Charlotte Hodes has been Associate Artist at the Wallace Collection, where her digitally originated paper cuts and hand-painted ceramics were inspired by the 18th century French paintings and Sèvres porcelain in the Collection.

1979–80, silkscreen print (signed in pencil and numbered 35/75), 76.5 x 54 cm, British Academy Collection (© Tom Phillips)
Levels of Allegory (Veltro)
Tom Phillips (b. 1937)
Illustration to Dante’s Inferno, Canto I.4
The Veltro, or hound, represents a saviour figure who has been variously identified. Phillips adapts the ancient four–fold interpretation of the Bible in these four horizontal images, from the bottom upwards: I. Literal: conveyed by the greyhound; II. Direct allegory: the greyhound as saviour of Italy; III. Moral allegory: the sword, spiritual power of the Church, temporal power of the Prince; IV. Anagogical or mystical: the greyhound in Purgatorio, referring to the moral force implicit in leadership itself.
As well as a painter and printmaker, Tom Phillips is a scholar and a musician, and his long-standing concern with lettering and book design came to fruition in his illustrations to Dante’s Inferno which was published with his own translation in 1985.


1975 and 1977, silkscreen print (signed and dated in pencil and numbered 10/200 and 110/200 respectively), 99 x 69 cm, British Academy Collection (© Eduardo Paolozzi)
Two prints from Calcium Night Light: No. 5: Aeschylus and Socrates (top); No. 9: Nettleton
Sir Eduardo Paolozzi (1924–2005)
The Calcium Night Light series of nine prints is dedicated to the American composer Charles Ives (1874–1954) and the titles come from Ives’ own titles for his songs.

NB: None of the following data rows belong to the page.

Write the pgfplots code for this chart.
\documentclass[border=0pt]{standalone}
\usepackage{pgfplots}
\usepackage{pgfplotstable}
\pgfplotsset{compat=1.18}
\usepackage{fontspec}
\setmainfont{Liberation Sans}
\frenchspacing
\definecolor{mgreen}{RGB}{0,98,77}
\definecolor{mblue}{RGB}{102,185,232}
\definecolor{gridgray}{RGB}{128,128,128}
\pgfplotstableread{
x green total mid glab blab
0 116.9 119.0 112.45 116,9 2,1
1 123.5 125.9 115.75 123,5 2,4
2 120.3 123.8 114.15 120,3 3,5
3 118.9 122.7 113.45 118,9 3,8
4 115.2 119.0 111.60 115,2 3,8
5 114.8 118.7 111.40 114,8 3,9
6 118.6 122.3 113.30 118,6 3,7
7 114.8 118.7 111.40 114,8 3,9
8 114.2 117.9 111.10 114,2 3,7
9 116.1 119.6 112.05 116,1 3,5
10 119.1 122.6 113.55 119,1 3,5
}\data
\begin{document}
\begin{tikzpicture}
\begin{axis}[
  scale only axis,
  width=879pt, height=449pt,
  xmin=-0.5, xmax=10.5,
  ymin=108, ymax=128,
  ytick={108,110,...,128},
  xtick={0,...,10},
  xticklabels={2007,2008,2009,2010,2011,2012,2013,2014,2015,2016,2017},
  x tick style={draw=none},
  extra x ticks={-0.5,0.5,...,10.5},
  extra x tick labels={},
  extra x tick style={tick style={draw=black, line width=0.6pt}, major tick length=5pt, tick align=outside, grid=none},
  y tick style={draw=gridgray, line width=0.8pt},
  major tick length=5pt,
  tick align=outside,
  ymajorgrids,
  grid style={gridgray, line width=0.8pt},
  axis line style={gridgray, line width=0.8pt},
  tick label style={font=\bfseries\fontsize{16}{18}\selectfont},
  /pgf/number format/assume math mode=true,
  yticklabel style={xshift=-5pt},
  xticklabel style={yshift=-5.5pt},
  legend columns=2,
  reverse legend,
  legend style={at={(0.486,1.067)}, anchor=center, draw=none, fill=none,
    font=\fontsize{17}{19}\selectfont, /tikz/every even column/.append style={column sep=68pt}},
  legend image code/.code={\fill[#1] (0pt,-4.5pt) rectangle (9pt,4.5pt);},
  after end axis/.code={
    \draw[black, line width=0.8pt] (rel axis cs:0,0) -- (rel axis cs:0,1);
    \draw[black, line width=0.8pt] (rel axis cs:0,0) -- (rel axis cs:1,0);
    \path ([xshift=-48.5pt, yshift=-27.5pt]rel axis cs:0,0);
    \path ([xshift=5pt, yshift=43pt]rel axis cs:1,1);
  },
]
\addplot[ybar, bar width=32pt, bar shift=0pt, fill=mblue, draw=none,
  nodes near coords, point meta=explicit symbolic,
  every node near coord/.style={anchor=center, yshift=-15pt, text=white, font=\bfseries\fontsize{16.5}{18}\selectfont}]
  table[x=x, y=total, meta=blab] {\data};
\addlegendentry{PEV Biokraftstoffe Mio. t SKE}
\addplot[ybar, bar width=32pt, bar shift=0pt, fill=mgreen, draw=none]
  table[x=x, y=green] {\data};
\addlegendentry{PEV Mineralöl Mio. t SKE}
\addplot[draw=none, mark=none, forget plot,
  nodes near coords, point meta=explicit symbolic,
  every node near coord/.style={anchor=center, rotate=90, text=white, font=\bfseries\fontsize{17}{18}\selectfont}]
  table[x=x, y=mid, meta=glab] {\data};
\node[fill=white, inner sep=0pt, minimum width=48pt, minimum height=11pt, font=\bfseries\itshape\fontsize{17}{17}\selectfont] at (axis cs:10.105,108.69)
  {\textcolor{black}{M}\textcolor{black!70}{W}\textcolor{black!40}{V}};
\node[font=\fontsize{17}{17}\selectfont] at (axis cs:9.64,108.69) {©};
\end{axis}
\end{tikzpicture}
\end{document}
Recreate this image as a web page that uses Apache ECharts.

The patterns of lines suggest direction and flow as in the scoring of music and some of the shapes are based on musical instruments.
Paolozzi, born of Italian parents in Glasgow, was one of the outstanding British artists of the 20th century. His magazine collages of 1947 proclaimed him as one of the founders of Pop art and he subsequently became widely known as a sculptor. He was also one of the first to exploit the possibilities of silkscreen from the early ‘60s. In 1974–5 he lived in Berlin and, under the influence of the revolution in music between 1900 and 1910, he produced several suites of prints devoted to music and musicians.